Mentorship offers resilience insight for new farmer  

Making a ‘tree-change’ was more literal for walnut farmer Sophie Milic than most.  

She left her corporate communications career behind six months ago to return to her family’s walnut farm in Tasmania’s Coal Valley.  

“We were energised by the prospect of having our own business, of working on the land and of being the masters of our own destiny – but we didn’t go into it being too romantic, we knew we would have to work hard and take on risk when buying a farm,” Sophie said.   

Sophie and her husband Brad are now working alongside her parents, having purchased the farm from them and bought into the business – Coaldale Walnuts. 

Which is why Sophie has joined the Drought Resilience Leaders Mentoring Program, a Future Drought Fund initiative, as a mentee.  

“I want to be able to bring something to the table on the horticulture side of things, to upskill and have a robust understanding of farming, and also have someone to speak to about the contemporary approaches to horticulture that I can start to bring into the business,” she said.  

“I don’t know what I don’t know – the ability to spend time with someone who has so much experience in the industry and understand the issues and what I need to be across is so valuable.”  

The program will run for six months beginning January 2022, and is designed to give participants the opportunity to develop and expand existing networks and keep pace with the latest innovations in climate response and drought resilience. 

Sophie has also recently been elected to the committee of her local farming organisation, the Coal River Products Association, allowing her to share lessons learned in the program with others in her local farming community.  

“Drought resilience is about much more than water, it is about good business planning, identifying risks and having a back-up plan for low rainfall; a strong business model to cope with any shock – drought or natural disaster or market failure – any of those things we are faced with in farming,” Sophie added.  

“Planning really well is so important, we know drought is going to happen…if you plan well there is a way through, businesses do survive drought.” 
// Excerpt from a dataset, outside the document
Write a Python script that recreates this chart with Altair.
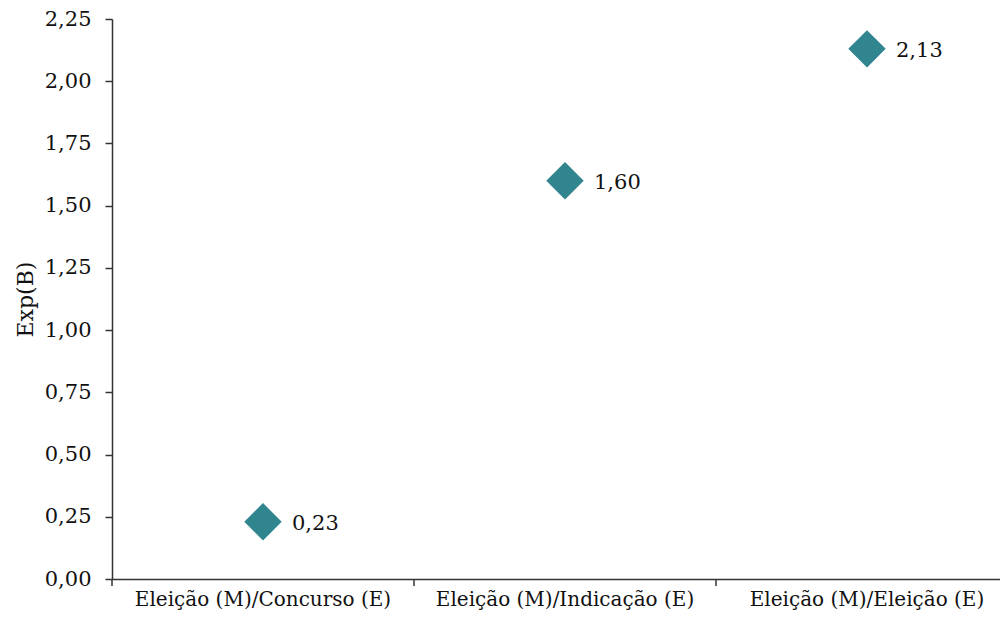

Sophie’s mentor, Mary Retallack, agrees that resilience – in business and the environment – requires the building up of “buffering capacity”.  

Mary is an agroecologist and viticulturist based in South Australia’s Adelaide Hills, having worked in the wine industry for more than 25 years.  

Her company, Retallack Viticulture Pty Ltd, is currently spearheading the EcoVineyard project in partnership with the Wine Grape Council of South Australia, using native plants to create biodiverse ecosystems in and around vineyards.  

She finds many parallels between the resilience and nurturing of both people and the environment.  

“Diversity is really important whether you are looking at the biodiversity of flora and fauna above ground, microbes in the soil or the mentors you surround yourself with – it helps provide a buffer when you have extreme weather events or unexpected challenges in life,” she said.  

“And it provides the skills and capacity to cope with them in a way you and/or the environment can rebound more quickly…challenges then become small interruptions, rather than catastrophic events.”  

For Mary, mentoring offers the opportunity to have a real impact on someone achieving their potential, as well as paying forward the information and wisdom others have shared with her.  

And she’s looking forward to in turn learning new things from her mentee.  

“I have worked in and around agribusiness and horticulture for the past 30 years and am continually learning things all the time – no doubt I will learn a lot from Sophie, and also learn what is important to her,” Mary said.  

“Being a different generation, that is a really valuable insight for me, to see what others coming into agriculture really value and how that changes over time.”  

With their green walnut (those used for pickling) harvest underway now and continuing over the Christmas period, Sophie won’t be getting much of a holiday season before mentoring begins in January.  

But her excitement for the future of her business and the ag industry is keeping her motivated.  

“My parents used to sell walnuts as a commodity and now we are marketing under our own label selling our own product and we can’t make enough to fill the market…the industry is moving away from commodities more and more, to really calling out the value of its products, and that is certainly what we are trying to do,” she said.